- Type: NHS foundation trust
- Established: 1 July 2018
- Headquarters: Colchester, Essex, England
- Hospitals: Colchester Hospital; Ipswich Hospital;
- Chair: Mark Millar (interim)
- Chief executive: Nick Hulme
- Staff: 12,379 (2023/24)
- Website: www.esneft.nhs.uk

= East Suffolk and North Essex NHS Foundation Trust =

NHS foundation trust in the East of England

East Suffolk and North Essex NHS Foundation Trust is an NHS foundation trust in the East of England. It runs Colchester Hospital in Colchester, Essex and Ipswich Hospital in Ipswich, Suffolk, as well as several smaller community hospitals in the surrounding area.

== History ==
The trust was formed on 1 July 2018 by the merger of Colchester Hospital University NHS Foundation Trust and The Ipswich Hospital NHS Trust.
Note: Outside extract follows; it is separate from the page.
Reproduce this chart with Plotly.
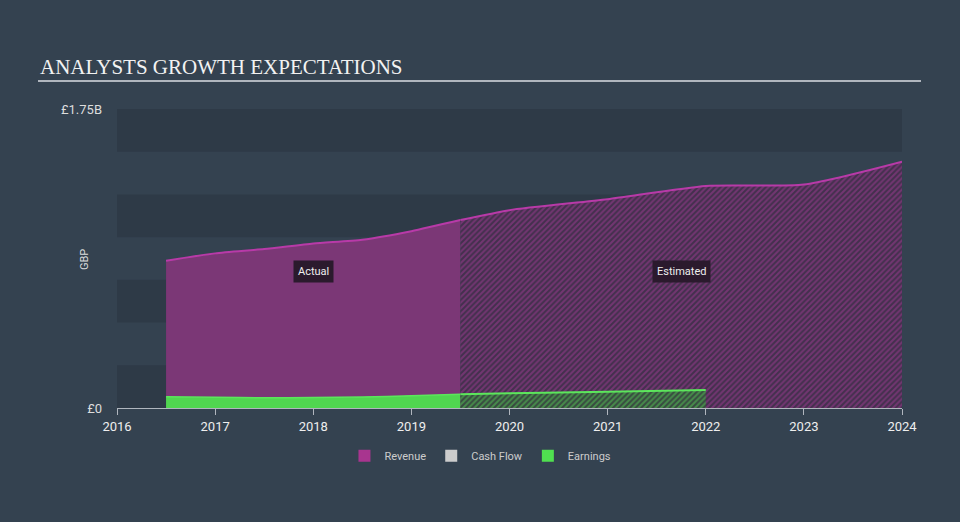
import plotly.graph_objects as go

# ---- data (GBP billions) ----
rev_actual_x = [2016.5, 2017.0, 2017.5, 2018.0, 2018.5, 2019.0, 2019.5]
rev_actual_y = [0.862, 0.905, 0.930, 0.963, 0.985, 1.035, 1.100]
rev_est_x = [2019.5, 2020.0, 2021.0, 2022.0, 2023.0, 2024.0]
rev_est_y = [1.100, 1.158, 1.222, 1.300, 1.308, 1.442]

earn_actual_x = [2016.5, 2017.0, 2017.5, 2018.0, 2018.5, 2019.0, 2019.5]
earn_actual_y = [0.066, 0.063, 0.060, 0.061, 0.064, 0.071, 0.080]
earn_est_x = [2019.5, 2020.0, 2021.0, 2022.0]
earn_est_y = [0.080, 0.087, 0.095, 0.105]

year_ticks = [2016, 2017, 2018, 2019, 2020, 2021, 2022, 2023, 2024]
y_ticks = [0, 1.75]
y_tick_text = ["£0", "£1.75B"]
band_edges = [(0, 0.25), (0.5, 0.75), (1.0, 1.25), (1.5, 1.75)]

PAPER = "#344250"
BAND = "#2e3a47"
REV_LINE = "#b83aa8"
REV_FILL = "#7b3776"
EARN_FILL = "#50d650"
EARN_LINE = "#5ce65c"

fig = go.Figure()

# Revenue actual
fig.add_trace(go.Scatter(
    x=rev_actual_x, y=rev_actual_y, mode="lines", fill="tozeroy",
    line=dict(color=REV_LINE, width=2, shape="spline", smoothing=0.6),
    fillcolor=REV_FILL, showlegend=False, hoverinfo="skip"))
# Revenue estimated (hatched)
fig.add_trace(go.Scatter(
    x=rev_est_x, y=rev_est_y, mode="lines", fill="tozeroy",
    line=dict(color=REV_LINE, width=2, shape="spline", smoothing=0.6),
    fillcolor="#43304d",
    fillpattern=dict(shape="/", fgcolor="#a23b96", bgcolor="#43304d",
                     size=4, solidity=0.5),
    showlegend=False, hoverinfo="skip"))
# Earnings actual
fig.add_trace(go.Scatter(
    x=earn_actual_x, y=earn_actual_y, mode="lines", fill="tozeroy",
    line=dict(color=EARN_LINE, width=1.5, shape="spline", smoothing=0.6),
    fillcolor=EARN_FILL, showlegend=False, hoverinfo="skip"))
# Earnings estimated (hatched)
fig.add_trace(go.Scatter(
    x=earn_est_x, y=earn_est_y, mode="lines", fill="tozeroy",
    line=dict(color=EARN_LINE, width=2, shape="spline", smoothing=0.6),
    fillcolor="#384a40",
    fillpattern=dict(shape="/", fgcolor="#55cc55", bgcolor="#384a40",
                     size=4, solidity=0.5),
    showlegend=False, hoverinfo="skip"))

# Legend entries
for name, col in [("Revenue", "#a8358f"), ("Cash Flow", "#cccccc"), ("Earnings", "#50e050")]:
    fig.add_trace(go.Scatter(
        x=[None], y=[None], mode="markers", name=name,
        marker=dict(symbol="square", size=14, color=col)))

shapes = []
for lo, hi in band_edges:
    shapes.append(dict(type="rect", xref="paper", yref="y", x0=0, x1=1, y0=lo, y1=hi,
                       fillcolor=BAND, line=dict(width=0), layer="below"))
# title underline
shapes.append(dict(type="line", xref="paper", yref="paper",
                   x0=(38 - 117) / 785, x1=(921 - 117) / 785,
                   y0=(408 - 81) / 299, y1=(408 - 81) / 299,
                   line=dict(color="#b0b6be", width=2)))

annotations = [
    dict(text="ANALYSTS GROWTH EXPECTATIONS", xref="paper", yref="paper",
         x=(38 - 117) / 785, y=(408 - 67) / 299, xanchor="left", yanchor="middle",
         showarrow=False, font=dict(family="Liberation Serif", size=21, color="#f2f2f2")),
    dict(text="GBP", xref="paper", yref="paper", x=(85 - 117) / 785, y=0.495,
         xanchor="center", yanchor="middle",
         textangle=-90, showarrow=False, font=dict(family="Roboto", size=11, color="#dddddd")),
    dict(text="Actual", x=2018.0, y=0.80, xref="x", yref="y", showarrow=False,
         bgcolor="#2b1a2d", borderpad=4, font=dict(family="Roboto", size=11, color="#eeeeee")),
    dict(text="Estimated", x=2021.75, y=0.80, xref="x", yref="y", showarrow=False,
         bgcolor="#2b1a2d", borderpad=4, font=dict(family="Roboto", size=11, color="#eeeeee")),
]

fig.update_layout(
    width=960, height=522,
    margin=dict(l=117, r=58, t=109, b=114),
    paper_bgcolor=PAPER, plot_bgcolor=PAPER,
    shapes=shapes, annotations=annotations,
    showlegend=True,
    legend=dict(orientation="h", x=0.463, y=-0.16, xanchor="center", yanchor="middle",
                font=dict(family="Roboto", size=11, color="#cccccc"),
                bgcolor="rgba(0,0,0,0)", itemsizing="constant", itemwidth=30),
    xaxis=dict(range=[2016, 2024], tickvals=year_ticks, ticktext=[str(t) for t in year_ticks],
               showgrid=False, zeroline=False, showline=True, linecolor="#b0b6be", linewidth=1,
               ticks="outside", ticklen=6, tickcolor="#b0b6be",
               tickfont=dict(family="Roboto", size=13, color="#eeeeee")),
    yaxis=dict(range=[0, 1.75], tickvals=y_ticks, ticktext=y_tick_text,
               showgrid=False, zeroline=False, showline=False, ticks="",
               ticklabelstandoff=14,
               tickfont=dict(family="Roboto", size=13, color="#dddddd")),
)

fig.write_html("out.html", config={"displayModeBar": False},
               post_script="document.body.style.margin='0';document.body.style.padding='0';"
                           "document.body.style.background='#344250';")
The trust used Datix in 2022 to report inappropriate attendances at A&E to GP practices. These reports were said to increase stress on GPs and to be ‘a major source of strife locally which the Local Medical Committee has repeatedly sought to defuse’.

==Development==
In 2019 the trust announced plans to end open access to the Accident and Emergency department. The plan is that patients will arrive at a newly built urgent treatment centre at Colchester hospital run by the trust and the local GP confederation which will deal with minor injuries and illnesses. From there the trust expects less than half of the present numbers will need the A&E department.

It launched an automated e-referrals process in 2019 which it said saved 27,000 hours of staff time in the first sixteen months of operation. It hopes to prevent 13,000 missed outpatient appointments.

==Hospitals==
The main hospitals are:
- Colchester Hospital
- Ipswich Hospital

Community hospitals and other services include:
- Aldeburgh Cottage Hospital
- Bluebird Lodge in Ravenswood
- Fryatt Memorial Hospital
- Halstead Hospital

===Halstead Hospital===
Halstead Hospital is an NHS hospital in Halstead, Essex and is part of the trust. The hospital was a gift from George Courtauld in 1884. Its facilities were closed during the COVID pandemic, but reopened in 2022.